## OBJECTIVE
Give the number of lines containing the word "that" and nothing more.

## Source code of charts
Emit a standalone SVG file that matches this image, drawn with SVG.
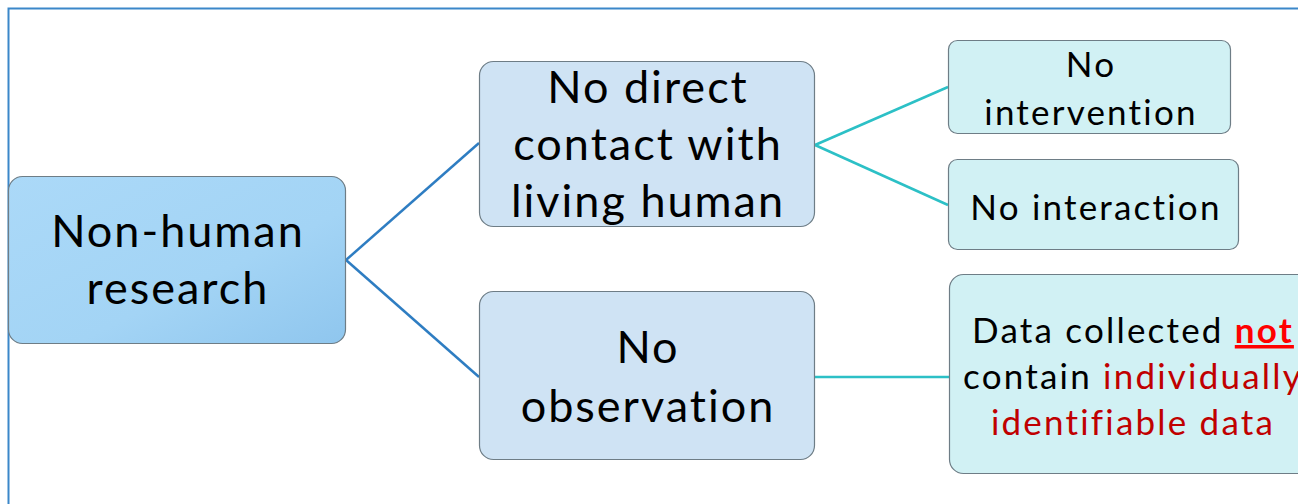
<svg xmlns="http://www.w3.org/2000/svg" width="1298" height="504" viewBox="0 0 1298 504">
<defs>
<linearGradient id="gRoot" x1="0" y1="0" x2="1" y2="1">
<stop offset="0" stop-color="#abd9f8"/>
<stop offset="0.6" stop-color="#a3d4f5"/>
<stop offset="1" stop-color="#8fc6ee"/>
</linearGradient>
</defs>
<style>
.t{font-family:Lato,"Liberation Sans",sans-serif;fill:#000;text-anchor:middle;font-variant-ligatures:none}
.big{font-size:45px;letter-spacing:2px}
.sm{font-size:35px;letter-spacing:2.2px}
.box{stroke:#6e7d86;stroke-width:1.2}
.mid{fill:#cfe3f4}
.leaf{fill:#d1f1f4}
.c1{stroke:#2e7dc2;stroke-width:2.5;fill:none}
.c2{stroke:#2cc0c6;stroke-width:2.5;fill:none}
.red{fill:#c00000}
</style>
<rect width="1298" height="504" fill="#fff"/>
<path d="M8.5,504 V8.5 H1298" fill="none" stroke="#3b87c9" stroke-width="2"/>
<g id="connectors">
<line class="c1" x1="346" y1="260" x2="479" y2="143"/>
<line class="c1" x1="346" y1="260" x2="479" y2="377"/>
<line class="c2" x1="815" y1="145" x2="948" y2="87"/>
<line class="c2" x1="815" y1="145" x2="948" y2="205"/>
<line class="c2" x1="815" y1="377" x2="949" y2="377"/>
</g>
<g id="root">
<rect class="box" x="8.5" y="176.5" width="337" height="167" rx="14" fill="url(#gRoot)"/>
<text class="t big" x="178" y="247">Non-human</text>
<text class="t big" x="178" y="304">research</text>
</g>
<g id="mid1">
<rect class="box mid" x="479.5" y="61.5" width="335" height="165" rx="14"/>
<text class="t big" x="648" y="103">No direct</text>
<text class="t big" x="648" y="160">contact with</text>
<text class="t big" x="648" y="217">living human</text>
</g>
<g id="mid2">
<rect class="box mid" x="479.5" y="291.5" width="335" height="168" rx="14"/>
<text class="t big" x="648" y="363">No</text>
<text class="t big" x="648" y="422">observation</text>
</g>
<g id="leaf1">
<rect class="box leaf" x="948.5" y="40.5" width="282" height="93" rx="9"/>
<text class="t sm" x="1091" y="77">No</text>
<text class="t sm" x="1091" y="125">intervention</text>
</g>
<g id="leaf2">
<rect class="box leaf" x="948.5" y="159.5" width="290" height="90" rx="9"/>
<text class="t sm" x="1096" y="220">No interaction</text>
</g>
<g id="leaf3">
<rect class="box leaf" x="949.5" y="274.5" width="370" height="199" rx="14"/>
<text class="t sm" x="1133" y="343">Data collected <tspan fill="#ff0000" font-weight="bold" text-decoration="underline">not</tspan></text>
<text class="t sm" x="1133" y="389">contain <tspan class="red">individually</tspan></text>
<text class="t sm red" x="1133" y="435">identifiable data</text>
</g>
</svg>
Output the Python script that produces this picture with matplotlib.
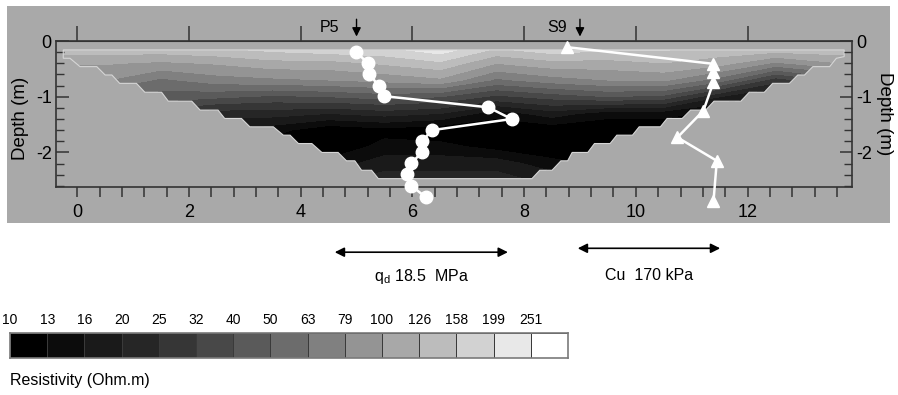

## SOLUTION TO THE PROBLEM
2